The best explanation I have heard for the rapid and complete rise of Hitler and Natzism in Germany is on page 194 of this biography, a quote taken from a speech by Jewish Doktor Josef Samson. "If you fill a room with 100 people from Germany only one will be a Jew. That is how small the number of Jews are in Germany. Most Germans have never met a Jew. All most Germans know about Jews is what they have been told. Most Germans have no Jewish friends. The Jews in Germany have kept themselves apart and been kept apart. You ask: who are the supporters of Hitler and the Nazis? You are asking the wrong questions. You should be asking: who in Germany supports the Jews?
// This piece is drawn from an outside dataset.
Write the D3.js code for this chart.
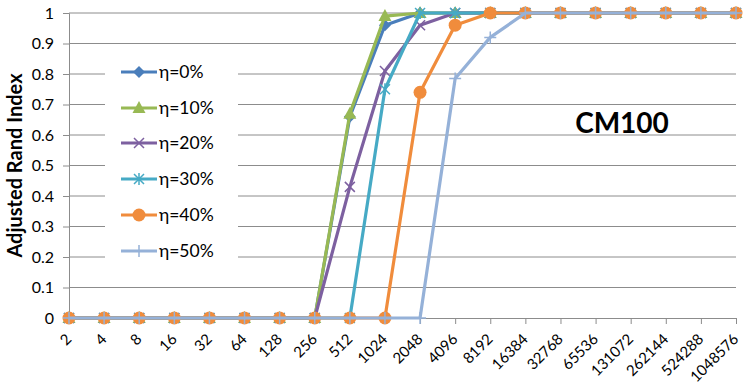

Who are their defenders?"

Mr. Webster uses photos and his grandmother's journals, notes and lists for the root of this story, but he was blessed to have access to his grandmother, as well, to hear her memories and flesh out her life story, as she waited for her 100th birthday in a care facility in Portland, Oregon. What a great story. What an incredible journey. What a lucky man is Ralph Webster! I am so sorry for your loss.

I received a free electronic copy of this very interesting history from Goodreads, Ralph Webster, and CreateSpace Independent Publishing Platform in exchange for an honest review. Thank you all for sharing your hard work with me.